Joining the military- bad career choice with well paying job offer on the table? - zrose811

I have an offer to work on a trading desk (I know, I know - it's corporate, but that doesn't change the situation) at a Wall Street firm, but I've always wanted to join the military and serve. Is it a poor career choice for me to do so? Any advice is welcome..
======
gexla
If you want to join the military but you could also be looking at a good job,
then I would do both. Accept the job and join a Reserve / Guard unit.

Go ahead and start with the trading desk and get going with it. After things
have settled down with whatever changes you have had to make, then start
talking to recruiters.

What you need to look for is the available opportunities in your area, and a
recruiter can help you with this. For example, if you have an Army base close
to your area then there is likely a lot of local Army Reserve opportunities
available. If there are no local Army Reserve units, then you will need to
look at National Guard units. Though I'm using Army as an example, you could
do the same with any branch which has equivalents (and again, the branch will
largely depend on local opportunities.)

Once you have located the local units which you could be based in (or close
enough by commute) then try having the recruiter take you to each of them to
talk to someone who can tell you about the needs of that particular unit.
Hopefully that person could also tell you a little about the jobs available.
You will probably find that the unit will have some needs which are more
critical than others and this might mean the difference between being being
bored with nothing to do and being active and needed.

The reason I suggest starting out as a part timer is because you have the best
of all worlds. If you go into basic training / AIT and hate the military, then
you get to go home and only have to deal with the military one weekend a
month. If you love the military and feel that you want to go full time, then
you have the option of making that switch.

Make sure you don't get pressured by your recruiters and MEPS. The recruiters
will try to get you to go full time and MEPS is where you land your MOS (job.)
I'm not sure exactly how MEPS work but when I went into the reserves I had to
pick from a list of open jobs available in my area. If there are no open jobs
that you like, I'm not sure what options you have. That is why I suggest you
speak with a unit before you go, so that you can get a good idea of what is
needed and what you will be doing.

I went into an aviation unit (Chinooks) and it was a lot of fun. The reserve
unit I started out with was well funded and did a lot of work for the local
community. For me, that meant free helicopter tours of places like Mt. Ranier.
;)

Another reason for checking with your unit is that you can see how active and
how well taken care of they were.
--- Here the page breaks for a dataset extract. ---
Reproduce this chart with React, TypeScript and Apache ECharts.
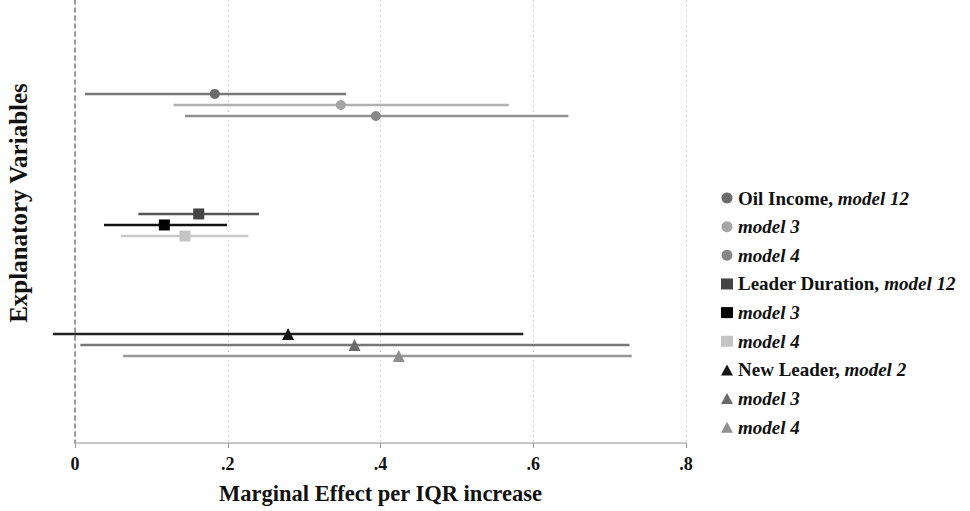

I served in two different units and the
differences were like night and day. The first unit (Chinook Reserve unit at
Ft. Lewis) was very active with most of their Chinooks in service and I had
people fighting over my time for helping out in different areas. I could have
easily landed a full time job there if I wanted to (another possibility, you
can work full time military even though you are technically a weekend
warrior.) The next unit I served with (Blackhawk Guard unit in Pheonix) had a
lot of inactive aircraft and I hardly did anything.

From what I have seen I believe Reserve units are better funded but I could be
wrong on that. The pro's for the Guard units is that they are more diversely
located and I believe they have more benefits such as discounts on the state
public schools.

Good luck and take things slow. Make sure you don't get rushed or pressured
into anything.

EDIT: One issue you might run into is that you will have to take time for
training. This might be a deal breaker for you and / or your job. You have
some choice over your time away with the MOS you select. My aviation MOS was
supposed to be something like 7 months on top of basic training but that was
shortened quite a bit because we had a small class of people who were all
college students (we were much stronger in the classroom environment than the
typical Army recruit.) If you couldn't be away that long then you could pick a
much shorter MOS.

------
cperciva
_I've always to join the military and serve. Is it a poor career choice for me
to do so?_

Aside from the obvious answer that the first sentence no verb, I'd say this:
Wall Street jobs will always be there (or if not Wall Street, similarly well-
paying jobs for highly-skilled people) but you won't always be fit enough /
young enough / single enough to join the miliary.

In short: Screw your career -- live your life the way you want to live it.

------
rdl
I'd join the military, as long as you have non-financial reasons to do so.
Then, you have a bunch of options -- get out after your contract, go
reserves/ng, or retire after 20 and have a second career.